• Short task: Retype word for word the first line of the listing and each line after it up to the line with "None, None, 1.00]", with the pictures taken out.

• Recorded information:

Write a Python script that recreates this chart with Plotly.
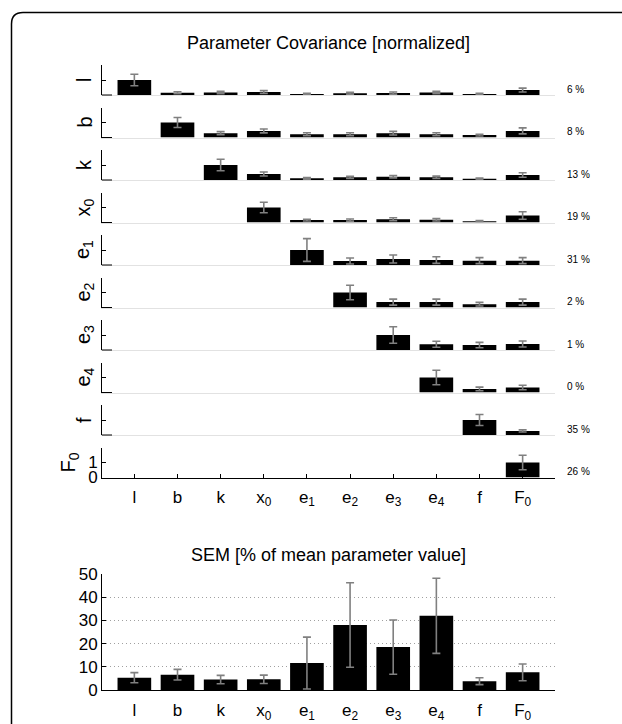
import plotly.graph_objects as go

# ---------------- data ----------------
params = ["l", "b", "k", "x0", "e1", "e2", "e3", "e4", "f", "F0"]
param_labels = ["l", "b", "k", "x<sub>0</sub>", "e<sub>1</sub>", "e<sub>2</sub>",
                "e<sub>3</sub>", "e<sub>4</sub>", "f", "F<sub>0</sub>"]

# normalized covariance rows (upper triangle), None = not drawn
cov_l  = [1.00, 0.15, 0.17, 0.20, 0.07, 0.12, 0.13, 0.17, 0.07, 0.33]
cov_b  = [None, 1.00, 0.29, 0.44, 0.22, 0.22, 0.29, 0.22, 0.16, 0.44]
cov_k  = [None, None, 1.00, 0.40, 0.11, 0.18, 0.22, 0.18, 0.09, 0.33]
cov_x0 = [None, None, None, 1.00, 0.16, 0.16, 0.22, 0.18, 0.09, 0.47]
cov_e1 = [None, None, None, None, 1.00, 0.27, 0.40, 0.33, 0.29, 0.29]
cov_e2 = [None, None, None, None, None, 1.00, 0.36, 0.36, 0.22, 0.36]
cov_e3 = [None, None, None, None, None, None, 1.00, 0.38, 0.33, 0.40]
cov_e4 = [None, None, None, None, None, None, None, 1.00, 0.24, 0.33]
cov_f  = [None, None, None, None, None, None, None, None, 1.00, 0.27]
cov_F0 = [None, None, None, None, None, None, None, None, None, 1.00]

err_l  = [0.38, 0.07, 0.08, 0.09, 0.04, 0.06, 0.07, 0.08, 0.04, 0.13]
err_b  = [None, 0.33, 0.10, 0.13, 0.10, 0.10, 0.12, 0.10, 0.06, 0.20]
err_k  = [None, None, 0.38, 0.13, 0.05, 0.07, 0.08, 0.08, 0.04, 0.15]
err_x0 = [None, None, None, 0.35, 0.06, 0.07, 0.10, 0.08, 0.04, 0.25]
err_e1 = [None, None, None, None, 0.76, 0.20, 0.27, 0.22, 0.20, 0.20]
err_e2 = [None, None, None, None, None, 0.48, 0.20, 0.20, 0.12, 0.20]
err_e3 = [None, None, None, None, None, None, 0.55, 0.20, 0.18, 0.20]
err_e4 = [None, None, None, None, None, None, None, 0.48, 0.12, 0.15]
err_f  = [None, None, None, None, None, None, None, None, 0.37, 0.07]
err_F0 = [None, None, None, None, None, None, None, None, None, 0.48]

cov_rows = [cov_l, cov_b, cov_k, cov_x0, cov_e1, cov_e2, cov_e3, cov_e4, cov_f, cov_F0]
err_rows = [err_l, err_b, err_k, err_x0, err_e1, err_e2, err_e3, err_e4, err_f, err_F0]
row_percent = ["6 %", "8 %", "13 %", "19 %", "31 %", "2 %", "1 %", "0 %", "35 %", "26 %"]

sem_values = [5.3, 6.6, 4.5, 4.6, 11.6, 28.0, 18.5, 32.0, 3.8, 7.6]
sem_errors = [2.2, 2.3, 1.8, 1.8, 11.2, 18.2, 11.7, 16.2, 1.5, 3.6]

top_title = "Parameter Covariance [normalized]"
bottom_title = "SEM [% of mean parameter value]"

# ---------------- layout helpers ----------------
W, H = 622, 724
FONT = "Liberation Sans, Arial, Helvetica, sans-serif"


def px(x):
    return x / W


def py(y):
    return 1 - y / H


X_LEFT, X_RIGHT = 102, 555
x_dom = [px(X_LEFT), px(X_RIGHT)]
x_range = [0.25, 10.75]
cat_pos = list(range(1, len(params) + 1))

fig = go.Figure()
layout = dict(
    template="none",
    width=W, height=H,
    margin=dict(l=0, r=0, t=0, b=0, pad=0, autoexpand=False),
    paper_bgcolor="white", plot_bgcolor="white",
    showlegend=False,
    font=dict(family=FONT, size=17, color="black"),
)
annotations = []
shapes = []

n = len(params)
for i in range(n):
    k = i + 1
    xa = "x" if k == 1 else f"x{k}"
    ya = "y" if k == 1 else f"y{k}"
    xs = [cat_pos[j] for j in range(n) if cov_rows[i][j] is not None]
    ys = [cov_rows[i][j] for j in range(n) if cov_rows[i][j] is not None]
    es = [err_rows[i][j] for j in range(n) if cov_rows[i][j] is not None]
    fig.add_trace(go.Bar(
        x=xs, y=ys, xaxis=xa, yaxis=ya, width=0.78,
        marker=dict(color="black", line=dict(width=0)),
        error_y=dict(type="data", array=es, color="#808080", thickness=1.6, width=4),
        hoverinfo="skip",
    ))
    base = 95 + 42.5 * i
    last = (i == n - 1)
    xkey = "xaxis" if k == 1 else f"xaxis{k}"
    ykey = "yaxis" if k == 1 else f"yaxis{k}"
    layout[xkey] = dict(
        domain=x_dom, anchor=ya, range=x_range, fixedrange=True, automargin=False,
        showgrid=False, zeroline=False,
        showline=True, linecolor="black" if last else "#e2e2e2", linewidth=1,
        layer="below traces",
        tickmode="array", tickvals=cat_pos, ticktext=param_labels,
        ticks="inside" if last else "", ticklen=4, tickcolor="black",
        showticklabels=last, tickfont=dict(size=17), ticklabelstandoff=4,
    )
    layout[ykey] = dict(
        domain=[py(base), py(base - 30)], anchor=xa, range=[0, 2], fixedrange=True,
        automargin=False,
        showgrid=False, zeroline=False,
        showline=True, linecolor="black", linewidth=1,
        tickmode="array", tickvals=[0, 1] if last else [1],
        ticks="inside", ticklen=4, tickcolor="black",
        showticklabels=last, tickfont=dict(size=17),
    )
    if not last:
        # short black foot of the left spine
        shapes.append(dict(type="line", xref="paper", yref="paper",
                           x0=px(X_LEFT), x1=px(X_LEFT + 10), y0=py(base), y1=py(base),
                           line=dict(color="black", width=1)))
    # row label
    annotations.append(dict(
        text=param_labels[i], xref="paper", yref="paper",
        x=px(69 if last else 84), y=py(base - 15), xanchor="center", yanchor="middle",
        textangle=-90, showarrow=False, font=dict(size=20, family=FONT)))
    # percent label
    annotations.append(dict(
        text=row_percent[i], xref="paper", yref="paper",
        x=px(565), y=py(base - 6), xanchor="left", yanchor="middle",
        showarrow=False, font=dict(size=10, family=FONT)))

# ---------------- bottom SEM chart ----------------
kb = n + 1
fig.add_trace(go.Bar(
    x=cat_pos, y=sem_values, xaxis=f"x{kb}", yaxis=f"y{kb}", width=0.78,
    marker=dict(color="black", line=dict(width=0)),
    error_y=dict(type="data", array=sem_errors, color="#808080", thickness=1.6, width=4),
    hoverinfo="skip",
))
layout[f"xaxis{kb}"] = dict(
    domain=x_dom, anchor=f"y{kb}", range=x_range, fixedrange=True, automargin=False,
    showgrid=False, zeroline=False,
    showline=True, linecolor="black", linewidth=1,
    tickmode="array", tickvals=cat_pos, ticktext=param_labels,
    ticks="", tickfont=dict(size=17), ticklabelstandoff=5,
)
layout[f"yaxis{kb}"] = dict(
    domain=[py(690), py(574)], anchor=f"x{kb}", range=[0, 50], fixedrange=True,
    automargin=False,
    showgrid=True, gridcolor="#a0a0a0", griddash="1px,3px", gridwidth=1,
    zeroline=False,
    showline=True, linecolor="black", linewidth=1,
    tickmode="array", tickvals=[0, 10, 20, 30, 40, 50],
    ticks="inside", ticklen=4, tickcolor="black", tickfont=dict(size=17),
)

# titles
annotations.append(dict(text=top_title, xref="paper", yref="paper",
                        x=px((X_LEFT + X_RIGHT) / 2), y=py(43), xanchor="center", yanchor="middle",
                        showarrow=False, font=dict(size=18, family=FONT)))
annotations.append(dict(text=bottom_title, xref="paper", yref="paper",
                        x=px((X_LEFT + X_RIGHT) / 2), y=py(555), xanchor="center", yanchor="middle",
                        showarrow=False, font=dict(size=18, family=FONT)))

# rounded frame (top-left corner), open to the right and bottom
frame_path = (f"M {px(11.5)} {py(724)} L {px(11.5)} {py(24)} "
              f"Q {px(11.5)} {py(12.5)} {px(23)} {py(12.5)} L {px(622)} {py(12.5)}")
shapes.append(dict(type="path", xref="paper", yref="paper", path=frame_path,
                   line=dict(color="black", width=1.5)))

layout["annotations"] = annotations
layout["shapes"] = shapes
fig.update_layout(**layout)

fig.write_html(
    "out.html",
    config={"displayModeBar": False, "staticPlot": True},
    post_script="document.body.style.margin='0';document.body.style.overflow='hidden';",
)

• Result of the exercise:
Write a Python script that recreates this chart with Plotly.
import plotly.graph_objects as go

# ---------------- data ----------------
params = ["l", "b", "k", "x0", "e1", "e2", "e3", "e4", "f", "F0"]
param_labels = ["l", "b", "k", "x<sub>0</sub>", "e<sub>1</sub>", "e<sub>2</sub>",
                "e<sub>3</sub>", "e<sub>4</sub>", "f", "F<sub>0</sub>"]

# normalized covariance rows (upper triangle), None = not drawn
cov_l  = [1.00, 0.15, 0.17, 0.20, 0.07, 0.12, 0.13, 0.17, 0.07, 0.33]
cov_b  = [None, 1.00, 0.29, 0.44, 0.22, 0.22, 0.29, 0.22, 0.16, 0.44]
cov_k  = [None, None, 1.00, 0.40, 0.11, 0.18, 0.22, 0.18, 0.09, 0.33]
cov_x0 = [None, None, None, 1.00, 0.16, 0.16, 0.22, 0.18, 0.09, 0.47]
cov_e1 = [None, None, None, None, 1.00, 0.27, 0.40, 0.33, 0.29, 0.29]
cov_e2 = [None, None, None, None, None, 1.00, 0.36, 0.36, 0.22, 0.36]
cov_e3 = [None, None, None, None, None, None, 1.00, 0.38, 0.33, 0.40]
cov_e4 = [None, None, None, None, None, None, None, 1.00, 0.24, 0.33]
cov_f  = [None, None, None, None, None, None, None, None, 1.00, 0.27]
cov_F0 = [None, None, None, None, None, None, None, None, None, 1.00]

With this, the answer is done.